▶ _AIM OF THE TASK_
Extract the lines of the material below, beginning with the first and ending with the line that holds "pontevedra = [2440, 2720, 2680, 2600, 2380]". Skip every picture.

▶ _DATA SECTION_
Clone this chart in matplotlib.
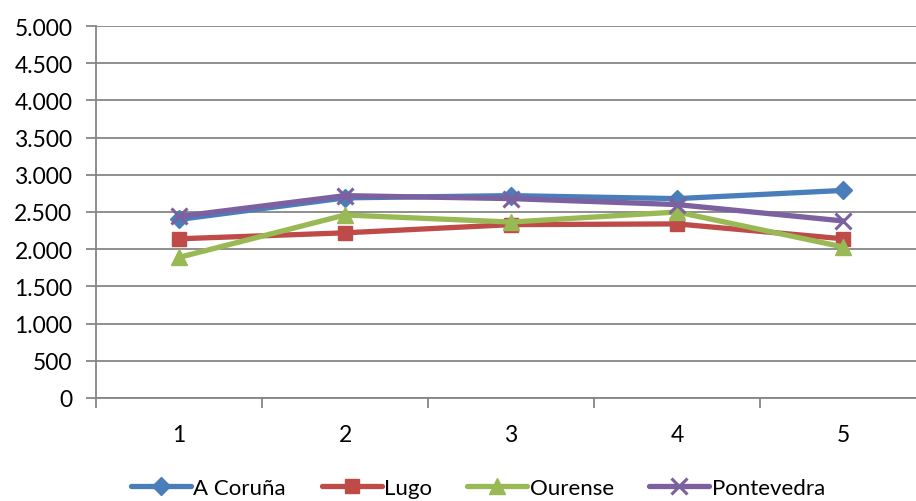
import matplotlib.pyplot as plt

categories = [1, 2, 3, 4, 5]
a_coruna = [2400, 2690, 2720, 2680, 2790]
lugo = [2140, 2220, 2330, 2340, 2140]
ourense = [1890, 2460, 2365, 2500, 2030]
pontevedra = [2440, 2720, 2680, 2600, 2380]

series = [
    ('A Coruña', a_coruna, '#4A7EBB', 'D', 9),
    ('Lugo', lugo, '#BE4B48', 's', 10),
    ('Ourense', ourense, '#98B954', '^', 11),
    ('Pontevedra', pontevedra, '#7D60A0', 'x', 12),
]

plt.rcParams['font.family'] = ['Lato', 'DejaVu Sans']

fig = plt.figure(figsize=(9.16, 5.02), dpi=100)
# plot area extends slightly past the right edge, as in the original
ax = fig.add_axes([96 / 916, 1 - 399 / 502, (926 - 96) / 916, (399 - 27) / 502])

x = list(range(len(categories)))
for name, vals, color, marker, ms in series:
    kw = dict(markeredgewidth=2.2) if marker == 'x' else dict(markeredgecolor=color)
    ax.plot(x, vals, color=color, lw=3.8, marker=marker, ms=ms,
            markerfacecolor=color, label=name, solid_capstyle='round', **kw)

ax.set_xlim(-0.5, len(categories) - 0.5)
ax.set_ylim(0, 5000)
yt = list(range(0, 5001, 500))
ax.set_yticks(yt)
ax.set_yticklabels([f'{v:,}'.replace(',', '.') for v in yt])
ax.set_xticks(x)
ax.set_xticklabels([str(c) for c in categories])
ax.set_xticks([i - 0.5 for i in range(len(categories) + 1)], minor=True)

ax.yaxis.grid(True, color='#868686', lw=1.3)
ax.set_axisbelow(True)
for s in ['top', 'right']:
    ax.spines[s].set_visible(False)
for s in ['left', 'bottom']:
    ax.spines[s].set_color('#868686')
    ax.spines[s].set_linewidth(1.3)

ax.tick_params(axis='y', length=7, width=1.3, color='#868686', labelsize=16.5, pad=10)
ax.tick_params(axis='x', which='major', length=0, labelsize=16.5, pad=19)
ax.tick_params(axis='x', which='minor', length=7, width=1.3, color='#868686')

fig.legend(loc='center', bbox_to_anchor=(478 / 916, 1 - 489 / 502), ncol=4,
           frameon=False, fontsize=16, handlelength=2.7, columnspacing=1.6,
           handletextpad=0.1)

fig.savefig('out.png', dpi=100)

▶ _FINAL RESULT_
Clone this chart in matplotlib.
import matplotlib.pyplot as plt

categories = [1, 2, 3, 4, 5]
a_coruna = [2400, 2690, 2720, 2680, 2790]
lugo = [2140, 2220, 2330, 2340, 2140]
ourense = [1890, 2460, 2365, 2500, 2030]
pontevedra = [2440, 2720, 2680, 2600, 2380]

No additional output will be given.